Malau-Aduli, Bunmi S; Alele, Faith O; Heggarty, Paula; Teague, Peta-Ann; Sen Gupta, Tarun; Hays, Richard.
Adv Physiol Educ; 43(3): 293-299, 2019 Sep 01.
Artigo em Inglês | MEDLINE | Jun 2019 | ID: mdl-31246508
Resumo: Medical programs are under pressure to maintain currency with scientific and technical advances, as well as prepare graduates for clinical work and a wide range of postgraduate careers. The value of the basic sciences in primary medical education was assessed by exploring the perceived clinical relevance and test performance trends among medical students, interns, residents, and experienced clinicians.

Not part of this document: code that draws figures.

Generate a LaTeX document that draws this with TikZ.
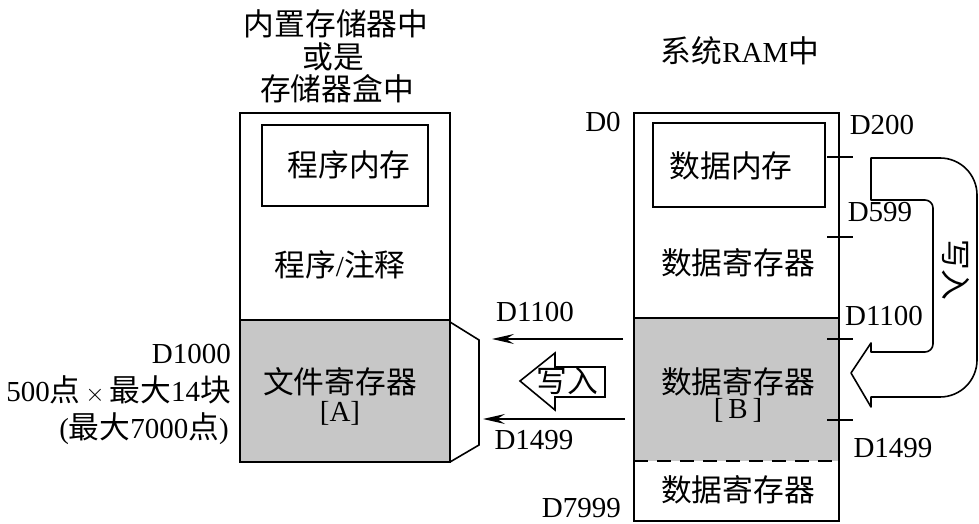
\documentclass[tikz,border=0pt]{standalone}
\usepackage{fontspec}
\setmainfont{Liberation Serif}
\newfontfamily\cjk[Scale=1.06]{Noto Sans CJK SC}
\usetikzlibrary{arrows.meta}
\tikzset{
  box/.style={draw,line width=1.6pt},
  lbl/.style={font=\fontsize{29}{31}\selectfont,inner sep=0pt},
  arr/.style={line width=1.6pt,-{Stealth[length=22pt,width=10pt,inset=8pt]}},
  tick/.style={line width=1.6pt},
}
\begin{document}
\begin{tikzpicture}[x=1pt,y=1pt]
\useasboundingbox (0,0) rectangle (979,524);
% ---- left box
\fill[black!22] (240,62) rectangle (450,204);
\draw[box] (240,62) rectangle (450,411);
\draw[box] (240,204) -- (450,204);
\draw[box] (262,318) rectangle (428,399);
\draw[box] (450,202) -- (479,184) -- (479,79) -- (450,62);
% ---- right box
\fill[black!22] (634,63) rectangle (839,206);
\draw[box] (634,3) rectangle (839,411);
\draw[box] (634,206) -- (839,206);
\draw[box,dashed,dash pattern=on 14pt off 9pt] (634,63) -- (839,63);
\draw[box] (653,317) rectangle (825,401);
% ticks
\coordinate (t1a) at (827,367); \coordinate (t1b) at (853,367);
\coordinate (t2a) at (827,287); \coordinate (t2b) at (853,287);
\coordinate (t3a) at (827,185); \coordinate (t3b) at (853,185);
\coordinate (t4a) at (827,104); \coordinate (t4b) at (853,104);
\draw[tick] (t1a) -- (t1b);
\draw[tick] (t2a) -- (t2b);
\draw[tick] (t3a) -- (t3b);
\draw[tick] (t4a) -- (t4b);
% ---- arrows between boxes
\coordinate (a1s) at (623,185); \coordinate (a1e) at (492,185);
\coordinate (a2s) at (625,105); \coordinate (a2e) at (483,105);
\draw[arr] (a1s) -- (a1e);
\draw[arr] (a2s) -- (a2e);
% hollow arrow
\draw[line width=1.6pt,fill=white] (520,143) -- (555,171) -- (555,157) -- (605,157) -- (605,127) -- (555,127) -- (555,114) -- cycle;
\node[lbl] (w1) at (567,143) {\cjk 写入};
% curved hollow arrow
\draw[line width=1.6pt,fill=white,line join=round]
  (871,366) -- (940,366) arc[start angle=90,end angle=0,radius=37]
  -- (977,164) arc[start angle=0,end angle=-90,radius=37]
  -- (871,127) -- (871,117) -- (851,151) -- (871,181) -- (871,172)
  -- (925,172) arc[start angle=-90,end angle=0,radius=8]
  -- (933,316) arc[start angle=0,end angle=90,radius=8]
  -- (871,324) -- cycle;
\node[lbl,rotate=-90] (w2) at (956,254) {\cjk 写入};
% ---- titles
\node[lbl] (h1) at (336,500) {\cjk 内置存储器中};
\node[lbl] (h2) at (333,467) {\cjk 或是};
\node[lbl] (h3) at (337,435) {\cjk 存储器盒中};
\node[lbl] (h4) at (740,473) {{\cjk 系统}RAM{\cjk 中}};
% ---- box texts
\node[lbl] (p1) at (349,359) {\cjk 程序内存};
\node[lbl] (p2) at (340,259) {{\cjk 程序}/{\cjk 注释}};
\node[lbl] (p3) at (340,142) {\cjk 文件寄存器};
\node[lbl] (p4) at (340,111) {[A]};
\node[lbl] (q1) at (731,358) {\cjk 数据内存};
\node[lbl] (q2) at (738,261) {\cjk 数据寄存器};
\node[lbl] (q3) at (738,142) {\cjk 数据寄存器};
\node[lbl] (q4) at (738,114) {[\,B\,]};
\node[lbl] (q5) at (738,34) {\cjk 数据寄存器};
% ---- address labels
\node[lbl] (d0) at (603,402) {D0};
\node[lbl] (d200) at (882,399) {D200};
\node[lbl] (d599) at (880,312) {D599};
\node[lbl] (d1100r) at (884,208) {D1100};
\node[lbl] (d1499r) at (893,76) {D1499};
\node[lbl,anchor=east] (d7999) at (621,16) {D7999};
\node[lbl] (d1100l) at (535,212) {D1100};
\node[lbl] (d1499l) at (534,84) {D1499};
\node[lbl,anchor=east] (d1000) at (231,170) {D1000};
\node[lbl,anchor=east] (n500) at (231,134) {500{\cjk 点}\,$\times$\,{\cjk 最大}14{\cjk 块}};
\node[lbl,anchor=east] (n7000) at (229,95) {({\cjk 最大}7000{\cjk 点})};
\end{tikzpicture}
\end{document}
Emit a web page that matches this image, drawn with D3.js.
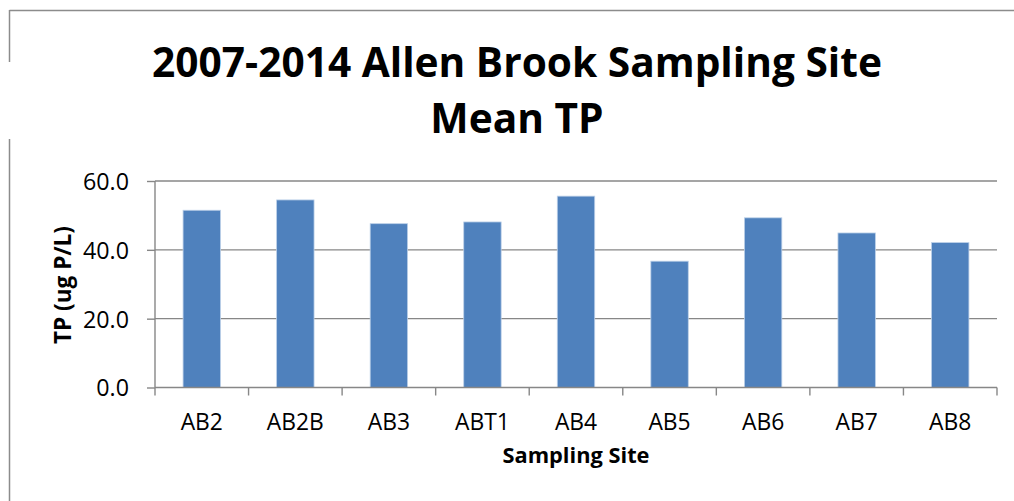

A pilot study conducted in 2014 involved administration of a voluntary 60-item multiple-choice question test to 225 medical students and 4 interns. These participants and 26 teaching clinicians rated the items for clinical relevance. In 2016, a similarly constructed test (main study) was made a mandatory formative assessment, attempted by 563 students in years 2, 4, and 6 and by 120 commencing general practice residents. Test scores, performance trends, clinical relevance ratings, and correlations were assessed using relevant parametric and nonparametric tests. Rank order and pass-fail decisions were also reviewed. The mean test scores were 57% (SD 7.1) and 52% (SD 6.1) for the pilot and main studies, respectively. Highest scores were observed in pathology and social sciences. Overall performance increased with increasing year of study. Test scores were positively correlated with perceived relevance. There were moderate correlations (r = 0.50-0.63; P < 0.001) between participants' scores in the basic science and summative exams. Assessments may be key to fostering relevance and integration of the basic sciences. Benchmarking knowledge retention and result comparisons across topics are useful in program evaluation.